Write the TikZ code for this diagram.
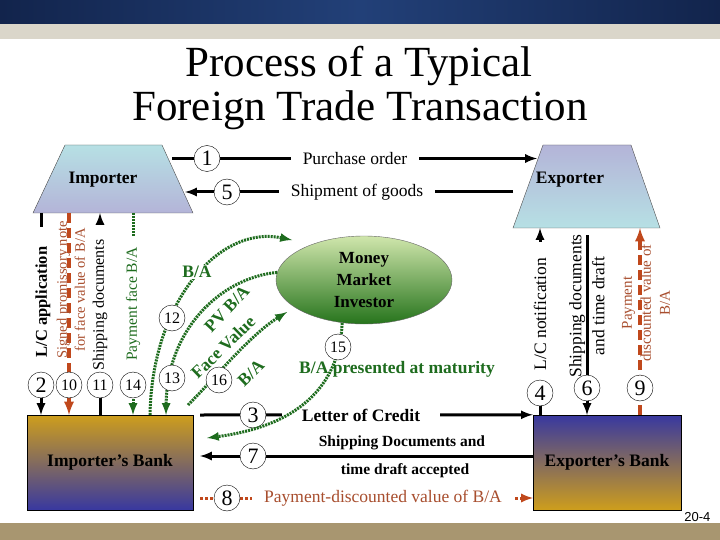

┄┄┄┄┄┄

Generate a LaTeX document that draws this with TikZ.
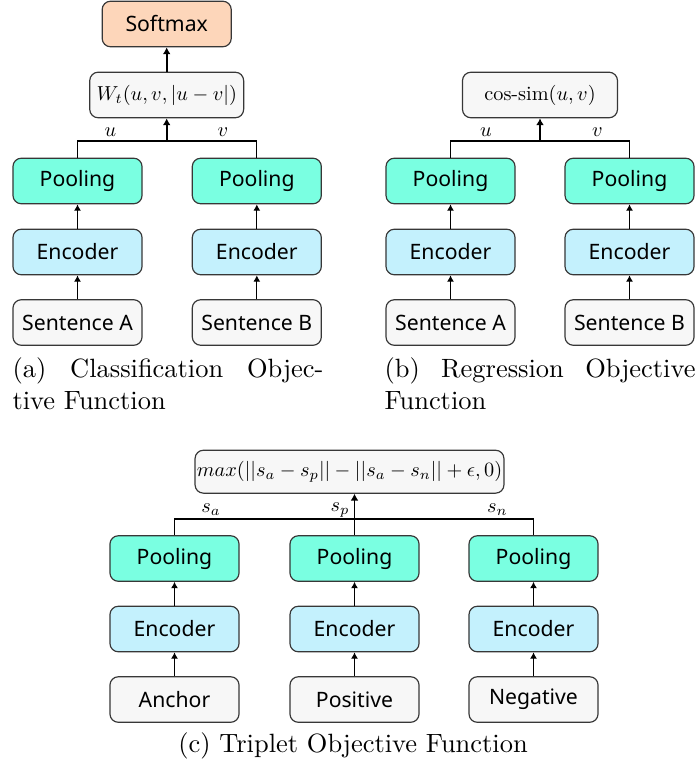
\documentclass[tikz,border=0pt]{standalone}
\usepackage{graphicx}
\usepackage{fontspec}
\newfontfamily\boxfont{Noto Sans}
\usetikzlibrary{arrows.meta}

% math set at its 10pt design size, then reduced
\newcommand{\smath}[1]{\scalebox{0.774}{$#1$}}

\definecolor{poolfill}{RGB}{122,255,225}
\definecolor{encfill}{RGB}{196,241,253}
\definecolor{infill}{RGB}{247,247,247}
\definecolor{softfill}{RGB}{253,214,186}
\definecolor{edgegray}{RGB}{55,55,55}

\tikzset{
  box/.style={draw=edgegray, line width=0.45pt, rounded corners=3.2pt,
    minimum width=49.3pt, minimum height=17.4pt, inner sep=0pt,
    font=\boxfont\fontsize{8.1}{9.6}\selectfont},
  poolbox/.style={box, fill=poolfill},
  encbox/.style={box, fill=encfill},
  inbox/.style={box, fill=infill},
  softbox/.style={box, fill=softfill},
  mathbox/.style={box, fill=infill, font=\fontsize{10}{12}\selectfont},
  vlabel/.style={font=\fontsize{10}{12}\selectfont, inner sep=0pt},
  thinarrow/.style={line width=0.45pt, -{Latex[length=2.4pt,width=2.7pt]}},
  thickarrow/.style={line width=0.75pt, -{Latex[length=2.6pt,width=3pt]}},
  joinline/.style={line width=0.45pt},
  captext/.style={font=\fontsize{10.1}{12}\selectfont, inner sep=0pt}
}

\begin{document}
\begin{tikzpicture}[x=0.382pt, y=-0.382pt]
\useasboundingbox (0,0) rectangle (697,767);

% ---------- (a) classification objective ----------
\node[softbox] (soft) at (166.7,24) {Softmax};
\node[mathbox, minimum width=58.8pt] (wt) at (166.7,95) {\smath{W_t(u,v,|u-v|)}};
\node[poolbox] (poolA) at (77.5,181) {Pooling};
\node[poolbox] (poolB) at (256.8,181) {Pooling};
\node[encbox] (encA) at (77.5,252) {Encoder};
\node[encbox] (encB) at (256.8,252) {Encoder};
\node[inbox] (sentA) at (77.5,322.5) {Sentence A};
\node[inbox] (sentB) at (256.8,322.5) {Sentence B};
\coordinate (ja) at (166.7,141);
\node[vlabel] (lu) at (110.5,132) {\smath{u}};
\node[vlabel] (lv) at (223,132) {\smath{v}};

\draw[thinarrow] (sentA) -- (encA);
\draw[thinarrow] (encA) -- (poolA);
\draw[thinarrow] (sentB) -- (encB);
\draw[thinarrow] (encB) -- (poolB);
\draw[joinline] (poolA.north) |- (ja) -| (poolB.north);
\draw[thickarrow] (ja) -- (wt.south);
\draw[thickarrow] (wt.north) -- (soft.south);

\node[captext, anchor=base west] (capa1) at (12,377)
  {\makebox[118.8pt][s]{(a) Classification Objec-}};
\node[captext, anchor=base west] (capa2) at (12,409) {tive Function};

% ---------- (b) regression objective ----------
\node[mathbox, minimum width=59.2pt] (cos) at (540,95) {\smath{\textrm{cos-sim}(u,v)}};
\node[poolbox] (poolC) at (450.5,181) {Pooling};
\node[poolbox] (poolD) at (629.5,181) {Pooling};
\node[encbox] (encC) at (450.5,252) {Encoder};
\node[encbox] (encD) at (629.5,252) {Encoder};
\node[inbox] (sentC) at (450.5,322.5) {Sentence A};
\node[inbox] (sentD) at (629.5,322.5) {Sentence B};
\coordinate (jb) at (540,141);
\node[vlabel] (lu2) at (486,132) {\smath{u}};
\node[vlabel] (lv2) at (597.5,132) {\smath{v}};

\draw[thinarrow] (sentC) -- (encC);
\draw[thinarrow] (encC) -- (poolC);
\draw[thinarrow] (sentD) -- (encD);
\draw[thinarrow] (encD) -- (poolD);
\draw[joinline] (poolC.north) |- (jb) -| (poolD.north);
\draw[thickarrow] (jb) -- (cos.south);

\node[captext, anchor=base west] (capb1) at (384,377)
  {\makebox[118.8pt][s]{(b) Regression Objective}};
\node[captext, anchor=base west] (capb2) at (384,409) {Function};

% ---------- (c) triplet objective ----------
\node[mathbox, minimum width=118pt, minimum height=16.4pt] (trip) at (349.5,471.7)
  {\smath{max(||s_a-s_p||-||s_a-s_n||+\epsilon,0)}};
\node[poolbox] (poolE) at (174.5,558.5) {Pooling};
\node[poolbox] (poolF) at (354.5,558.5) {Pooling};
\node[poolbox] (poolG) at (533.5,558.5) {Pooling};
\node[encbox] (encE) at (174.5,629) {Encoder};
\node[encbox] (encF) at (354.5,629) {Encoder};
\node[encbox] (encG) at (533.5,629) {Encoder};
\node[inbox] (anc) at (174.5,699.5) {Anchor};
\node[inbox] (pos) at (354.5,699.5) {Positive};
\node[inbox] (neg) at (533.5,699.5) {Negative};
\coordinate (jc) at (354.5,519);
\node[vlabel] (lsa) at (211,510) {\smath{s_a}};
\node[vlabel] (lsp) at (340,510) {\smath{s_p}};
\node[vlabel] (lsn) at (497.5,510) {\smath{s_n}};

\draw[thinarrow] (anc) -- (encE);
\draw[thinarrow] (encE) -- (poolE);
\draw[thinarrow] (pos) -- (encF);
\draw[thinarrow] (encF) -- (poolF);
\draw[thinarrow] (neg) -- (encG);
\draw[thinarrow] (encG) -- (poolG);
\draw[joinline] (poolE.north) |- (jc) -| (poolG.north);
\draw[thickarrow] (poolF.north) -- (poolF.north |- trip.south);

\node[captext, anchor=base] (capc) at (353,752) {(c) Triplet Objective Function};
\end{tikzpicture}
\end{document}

┄┄┄┄┄┄

■ EXERCISE TASK: Identify and list each line with the word "this".

■ WRITTEN REPLY:
Write the TikZ code for this diagram.
Generate a LaTeX document that draws this with TikZ.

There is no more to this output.